The United Nations Universal Declaration of Human Rights guarantees the right to life, the right to seek a safe place to live, freedom of thought, freedom of expression and many other rights, nevertheless these are just words in the air, as can be seen in the thousands of Sudanese displaced, women and girls being raped, thousands persecuted because of their religious beliefs, and not to mention the ones being threatened and killed because of their political views.
“Sadly, we have found that many people who have been victimized didn´t know what their rights were or that they had rights at all,” declared Michele Kirkland, Executive Director of Youth for Human Rights International. “Knowledge is power. Knowledge itself does away with ignorance and complacency, which are our true enemies. Therefore it is vital to educate people on what their human rights are. I appreciate what groups such as UNICEF and people like Mr. Makar do to raise awareness of the situations involving human rights violations, to bring about action in the community”, continued Michele.
To bring this point home, students were presented with the state-of-the-art film, “The Story of Human Rights”, which enlightens people on what human rights are, past and present.

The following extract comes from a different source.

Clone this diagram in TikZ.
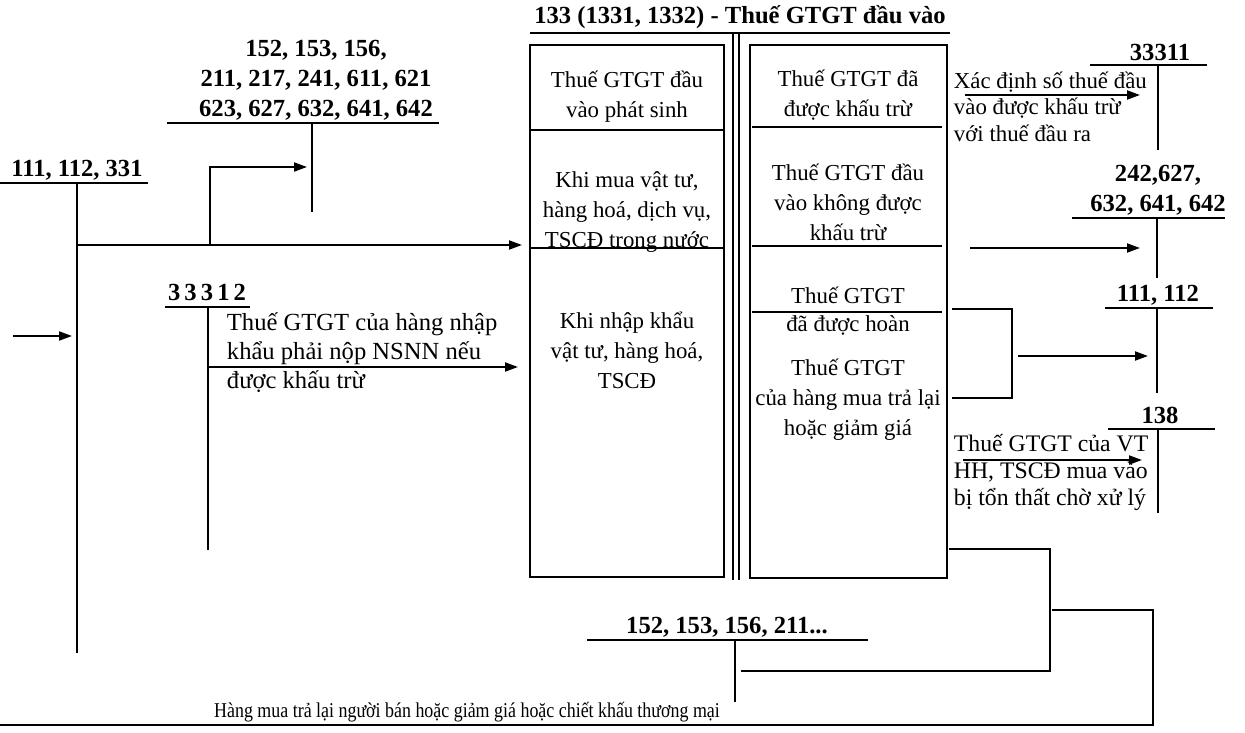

Finally, after the breath-taking speech of Mr. Makar, which outraged and made some shed tears, students were further encouraged to take action, inviting them to visit Sudan and get more informed about what is happening. This was followed by Michele’s commentary about never underestimating what they can do, no matter how small the action might be and most importantly knowing their human rights.
Since its foundation in 2001 Youth for Human Rights has worked tirelessly to educate youth in their human rights, turning many into advocates for tolerance and peace.